Thursday, January 19, 2006


Hello! This cheery little blog exists to act as a sketchbook (or sketchblog, as I've bastardized the term) for the module NM3216- Gaming Culture I. Before I get on with the topic of the week, let me indulge myself in a little introduction. After all, what's a blog without some rambling, semi-coherent material?

I belong to a generation that's grown up playing videogames. Videogames have become so pervasive that the very word 'games,' normally a broad term that encompasses a wide range of activities- be they physical or intellectual- is now commonly understood by my generation to refer to videogames. Or computer games. Or "interactive entertainment." Whatever you like to call them. Videogames inform the lives of us 'gamers' much in the same way as music and movies informed the lives of previous generations. They've certainly done a number on me. I couldn't imagine living in a world without 'em. Somewhere along the way I decided I wanted to create 'em. Which brings me here, to this module and to this blog. I do hope my postings here will be of some interest.

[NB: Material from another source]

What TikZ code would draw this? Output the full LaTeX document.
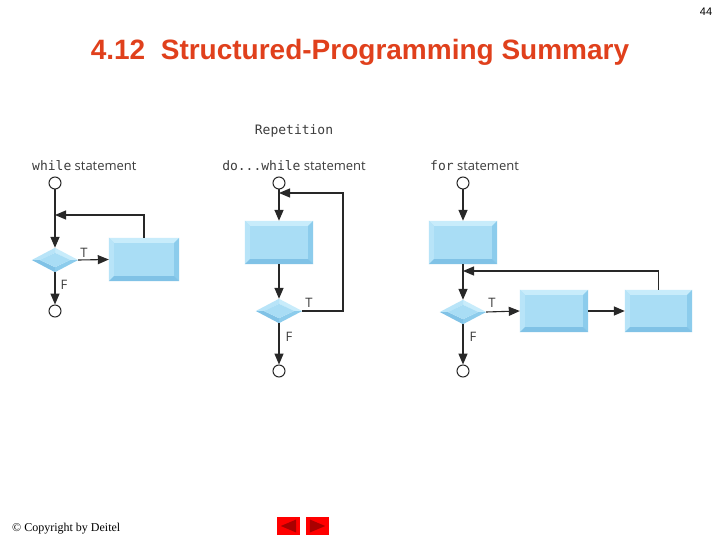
\documentclass[tikz,border=0pt]{standalone}
\usepackage{fontspec}
\setmainfont{Liberation Serif}
\newfontfamily\sansf{Liberation Sans}
\newfontfamily\labf{Open Sans}
\newfontfamily\codef{DejaVu Sans Mono}
\usetikzlibrary{calc,arrows.meta}
\definecolor{titlered}{RGB}{224,64,28}
\definecolor{face}{RGB}{169,221,245}
\definecolor{bevT}{RGB}{200,236,251}
\definecolor{bevL}{RGB}{184,228,248}
\definecolor{bevR}{RGB}{140,204,236}
\definecolor{bevB}{RGB}{128,194,230}
\definecolor{linec}{RGB}{40,40,40}
\definecolor{txtc}{RGB}{60,60,60}
\definecolor{darkred}{RGB}{170,0,0}
\tikzset{
  boxn/.style={rectangle, draw=none, inner sep=0pt, fill=face},
  dian/.style={rectangle, draw=none, inner sep=0pt},
  endc/.style={circle, draw=linec, line width=1pt, fill=white, minimum size=12pt, inner sep=0pt},
  flow/.style={draw=linec, line width=1.4pt, -{Triangle[length=11pt,width=9pt]}},
  thinflow/.style={draw=linec, line width=1.1pt, -{Triangle[length=11pt,width=9pt]}},
  lbl/.style={text=txtc, inner sep=0pt, font=\labf\fontsize{13}{15}\selectfont},
  tf/.style={text=txtc, inner sep=0pt, font=\labf\fontsize{13}{15}\selectfont},
  btn/.style={rectangle, fill=red, draw=none, minimum width=23pt, minimum height=18pt, inner sep=0pt}
}
% bevelled box: name, cx, cy, w, h
\newcommand\bbox[5]{%
  \node[boxn, minimum width=#4pt, minimum height=#5pt] (#1) at (#2,#3) {};
  \fill[bevT] (#1.north west) -- (#1.north east) -- ($(#1.north east)+(-5,5)$) -- ($(#1.north west)+(5,5)$) -- cycle;
  \fill[bevL] (#1.north west) -- ($(#1.north west)+(5,5)$) -- ($(#1.south west)+(5,-5)$) -- (#1.south west) -- cycle;
  \fill[bevR] (#1.north east) -- ($(#1.north east)+(-5,5)$) -- ($(#1.south east)+(-5,-5)$) -- (#1.south east) -- cycle;
  \fill[bevB] (#1.south west) -- ($(#1.south west)+(5,-5)$) -- ($(#1.south east)+(-5,-5)$) -- (#1.south east) -- cycle;
}
% bevelled diamond: name, cx, cy
\newcommand\bdia[3]{%
  \node[dian, minimum width=46pt, minimum height=24pt] (#1) at (#2,#3) {};
  \fill[bevT] (#1.north) -- (#1.east) -- ($(#1.east)+(-8,0)$) -- ($(#1.north)+(0,5)$) -- cycle;
  \fill[bevL] (#1.north) -- ($(#1.north)+(0,5)$) -- ($(#1.west)+(8,0)$) -- (#1.west) -- cycle;
  \fill[bevB] (#1.west) -- ($(#1.west)+(8,0)$) -- ($(#1.south)+(0,-5)$) -- (#1.south) -- cycle;
  \fill[bevR] (#1.south) -- ($(#1.south)+(0,-5)$) -- ($(#1.east)+(-8,0)$) -- (#1.east) -- cycle;
  \fill[face] ($(#1.north)+(0,5)$) -- ($(#1.east)+(-8,0)$) -- ($(#1.south)+(0,-5)$) -- ($(#1.west)+(8,0)$) -- cycle;
}
\begin{document}
\begin{tikzpicture}[x=1pt,y=-1pt]
\useasboundingbox (0,0) rectangle (720,540);
\fill[white] (0,0) rectangle (720,540);
% page number and title
\node[inner sep=0pt, font=\sansf\fontsize{11}{13}\selectfont] (pg) at (706,12) {44};
\node[inner sep=0pt, text=titlered, font=\sansf\bfseries\fontsize{28}{32}\selectfont] (title) at (360,52) {4.12\ \ Structured-Programming Summary};
\node[text=txtc, inner sep=0pt, font=\codef\fontsize{13}{15}\selectfont] (rep) at (294,131) {Repetition};

% ---------- while ----------
\node[lbl, anchor=west] (wl) at (32,166) {{\codef while} statement};
\node[endc] (wc1) at (55,183) {};
\bbox{wb}{144}{259.5}{70}{43}
\bdia{wd}{55}{260}
\coordinate (wj) at (55,215);
\node[endc] (wc2) at (55,311) {};
\draw[flow] (wc1) -- (wd.north);
\draw[thinflow] (wb.north) |- (wj);
\draw[thinflow] (wd.east) -- (wb.west);
\draw[flow] (wd.south) -- (wc2);
\node[tf] (wt) at (84,253) {T};
\node[tf] (wf) at (64,285) {F};

% ---------- do...while ----------
\node[lbl] (dl) at (294,166) {{\codef do...while} statement};
\node[endc] (dc1) at (279,183) {};
\bbox{db}{279}{242.5}{68}{43}
\bdia{dd}{279}{311}
\coordinate (dj) at (279,193);
\coordinate (dr) at (343,311);
\node[endc] (dc2) at (279,371) {};
\draw[flow] (dc1) -- (db.north);
\draw[flow] (db.south) -- (dd.north);
\draw[thinflow] (dd.east) -- (dr) |- (dj);
\draw[flow] (dd.south) -- (dc2);
\node[tf] (dt) at (309,303) {T};
\node[tf] (df) at (289,337) {F};

% ---------- for ----------
\node[lbl, anchor=west] (fl) at (430,166) {{\codef for} statement};
\node[endc] (fc1) at (463,183) {};
\bbox{fb0}{463}{242.5}{68}{43}
\bdia{fd}{463}{312}
\bbox{fb1}{554}{311}{68}{42}
\bbox{fb2}{658.5}{311}{67}{42}
\coordinate (fj) at (463,271);
\node[endc] (fc2) at (463,371) {};
\draw[flow] (fc1) -- (fb0.north);
\draw[flow] (fb0.south) -- (fd.north);
\draw[thinflow] (fb2.north) |- (fj);
\draw[thinflow] (fd.east) -- (fb1.west);
\draw[flow] (fb1.east) -- (fb2.west);
\draw[flow] (fd.south) -- (fc2);
\node[tf] (ft) at (492,303) {T};
\node[tf] (ff) at (473,337) {F};

% ---------- footer ----------
\node[inner sep=0pt, anchor=west, font=\fontsize{12}{14}\selectfont] (copy) at (12,529) {\textcopyright{} Copyright by Deitel};
\node[btn] (bl) at (288.5,526) {};
\node[btn] (br) at (317.5,526) {};
\fill[darkred] ($(bl.west)+(4,0)$) -- ($(bl.east)+(-4,-6.5)$) -- ($(bl.east)+(-4,6.5)$) -- cycle;
\fill[darkred] ($(br.east)+(-4,0)$) -- ($(br.west)+(4,-6.5)$) -- ($(br.west)+(4,6.5)$) -- cycle;
\end{tikzpicture}
\end{document}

A brief note about the title of this blog. It's a rather horrible pun that refers to one of my very favourite videogames- a sadly little-known 1995 French classic called Little Big Adventure (published in America under the more rugged title of Relentless: Twinsen's Adventure). The brainchild of designer Frederick Raynal (who's most famous work is Alone in the Dark), Little Big Adventure is arguably a masterpiece of game design. The game was driven by it's compelling and well-paced narrative, featured a novel and innovative control system and was set in one of the most unique and intriguing game-worlds ever created. But the real reason I love this game is because of it's ability to draw real emotion from me and make me FEEL for the characters- something that few games have done.

Well then! That's enough introductory material for one post.